The drain valve on a water heater is a great thing. It allows you to easily empty your tank in the event of trouble—excessive pressure, say—or as a periodic maintenance effort, such as when flushing built-up sediment. Yet the drain valve can also become a source of stress if it develops a leak. If you would like to improve your water heater troubleshooting skills, read on. This article will discuss how to evaluate—and hopefully repair—a leaky drain valve on your water heater.
In the vast majority of cases, the appearance of a leaky drain valve closely coincides with a tank flush. In other words, the leak rears its head shortly after the drain has been opened for some other reason. This may simply be because the drain valve was not closed back up as tightly as it should have been. In other cases, however, the source of the problem might be mineral sediment that became stuck in the valve as a result of the flush. This sediment may be keeping the drain from achieving a waterproof seal.
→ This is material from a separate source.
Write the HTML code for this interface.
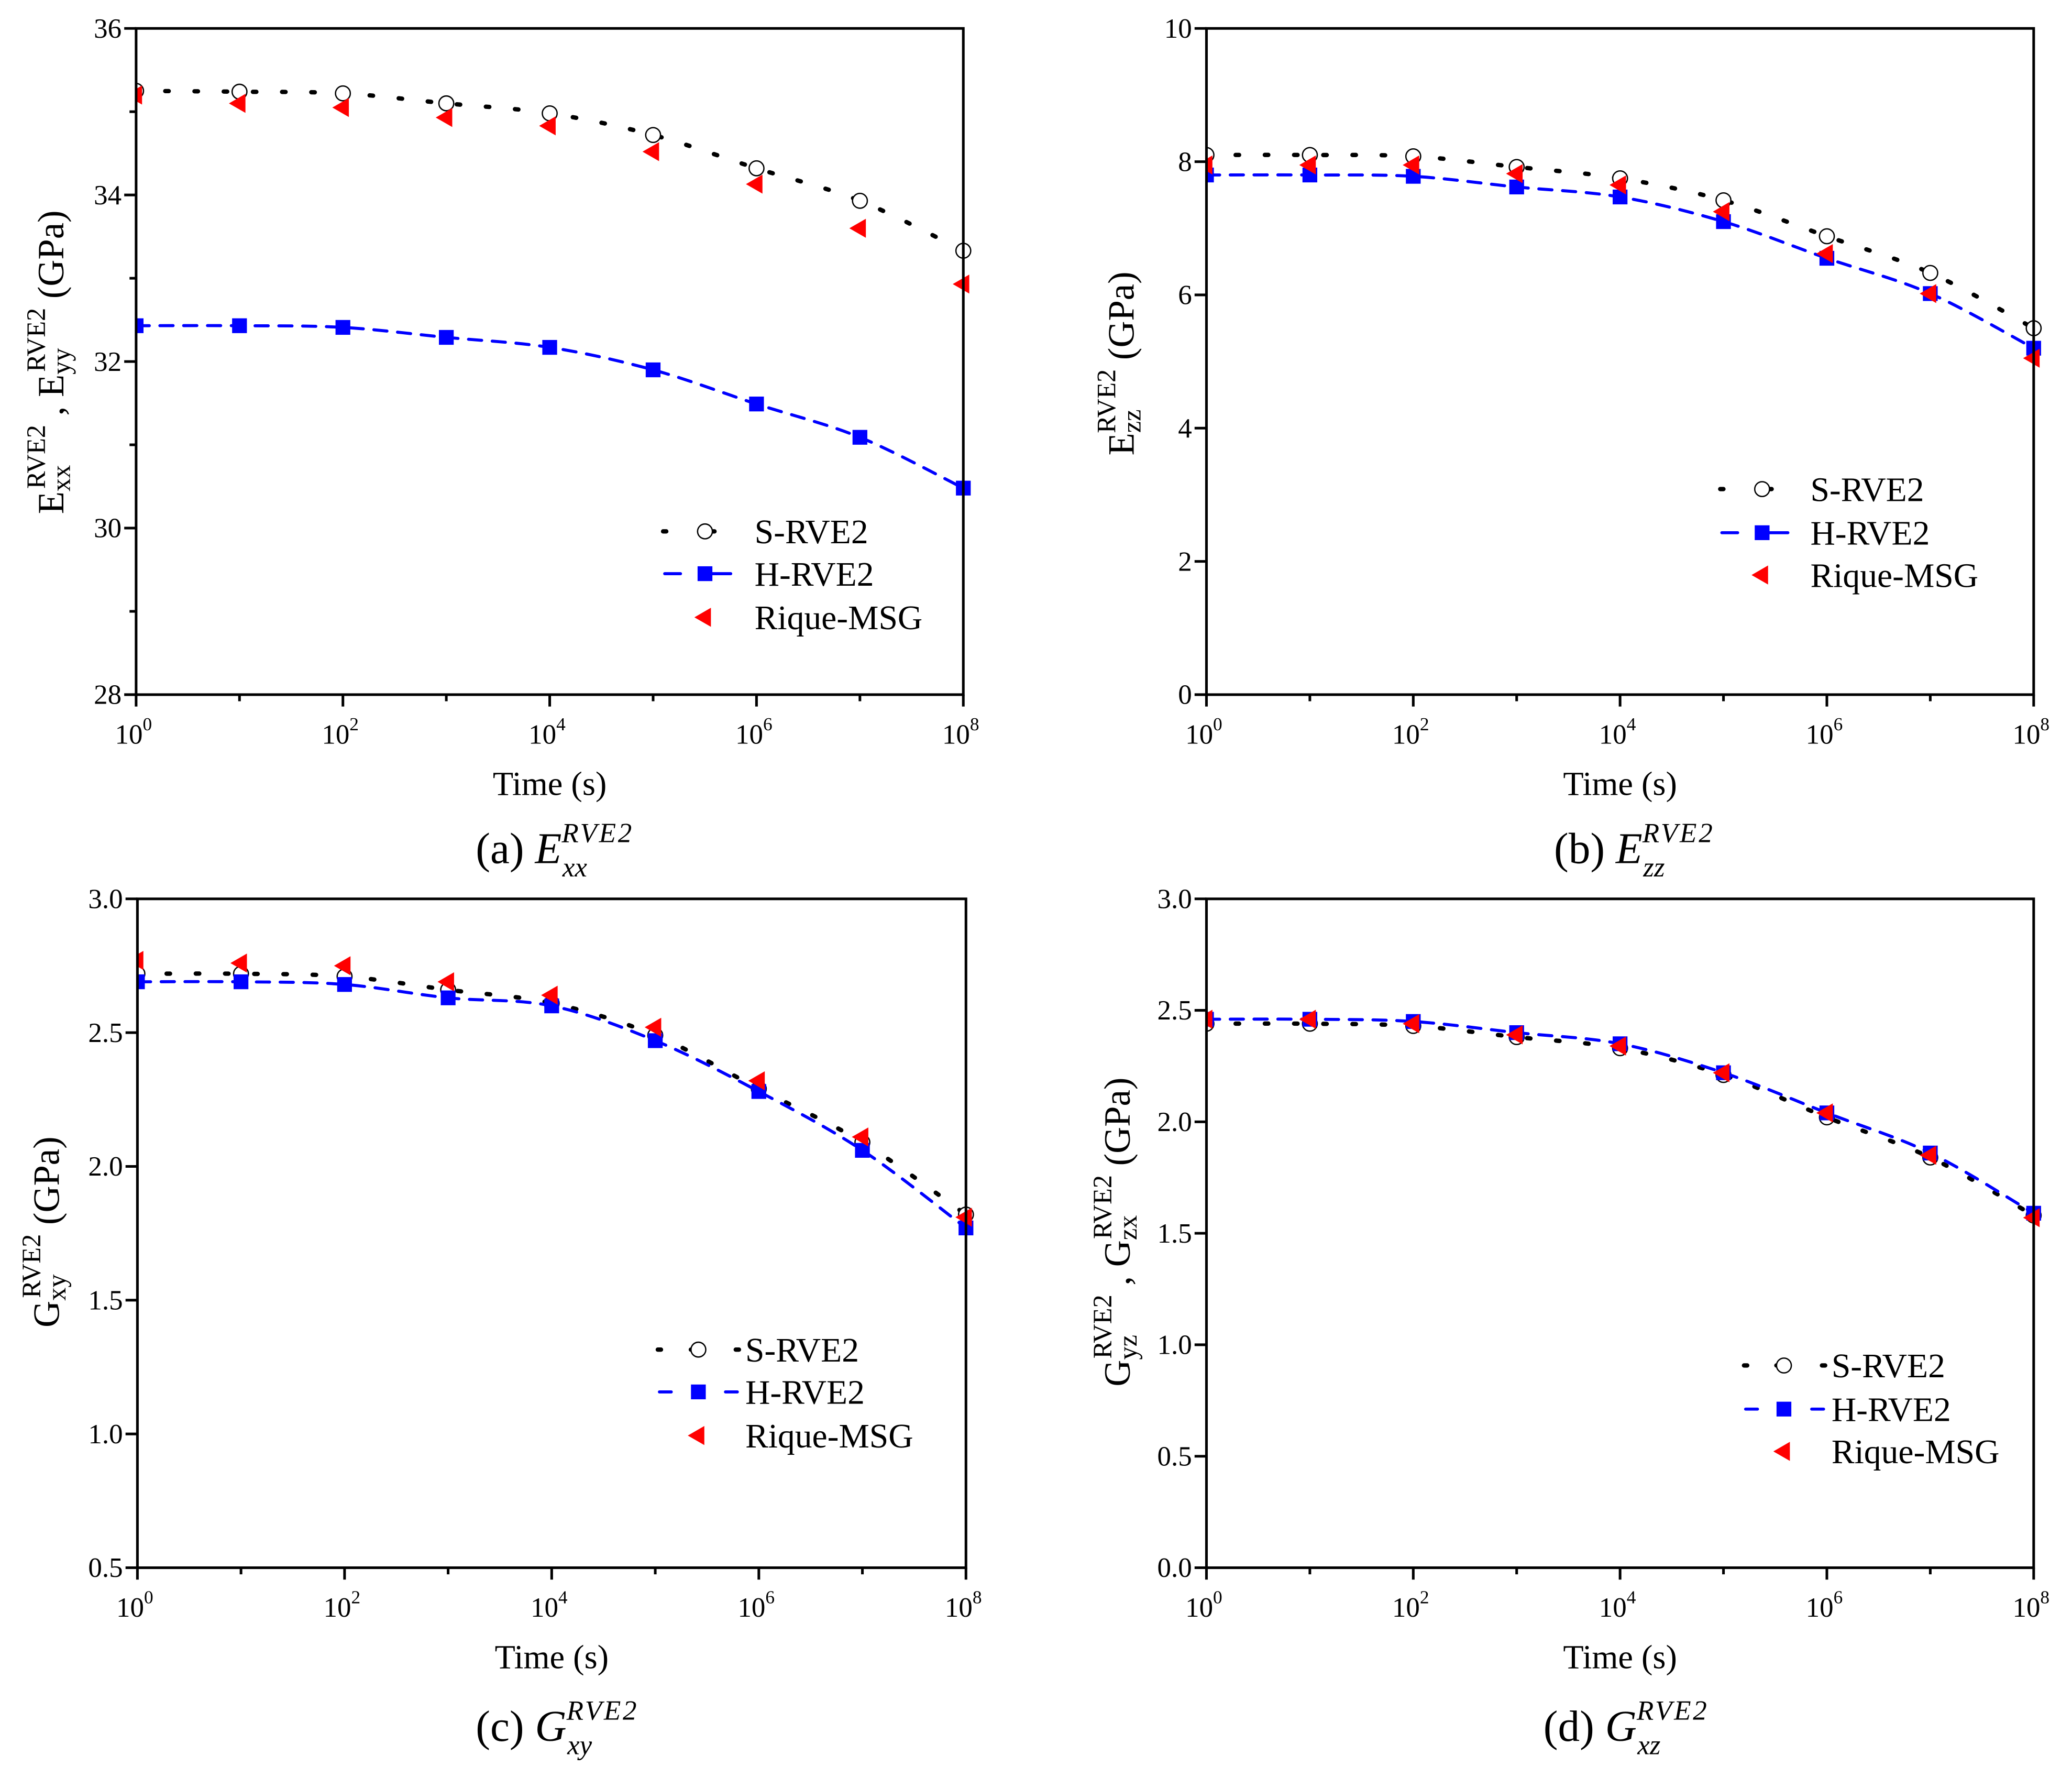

It is also possible that the leak is not related to the use of the drain, but simply reflects the fact that one or more internal components have begun to break down as a result of their age.
Your first step should always be to rule out the simplest possible cause first. Here that means checking that the drain valve is screwed in as tight as can be in a counterclockwise direction. If you are able to tighten the valve in this manner, try waiting a few minutes—or hours—to see if the leak recurs. If not, you should be good to go.
If the leak continues to be a problem, you'll need to move to more advanced techniques. Start by shutting down the water heater's power supply and flipping off its breaker switch. Now give the water in the tank a few hours to cool off completely. Orient a bucket beneath the valve and open it up momentarily—just long enough to flush out any sediment that may have been lurking inside the valve. Then close the valve again and check if the leak is still there.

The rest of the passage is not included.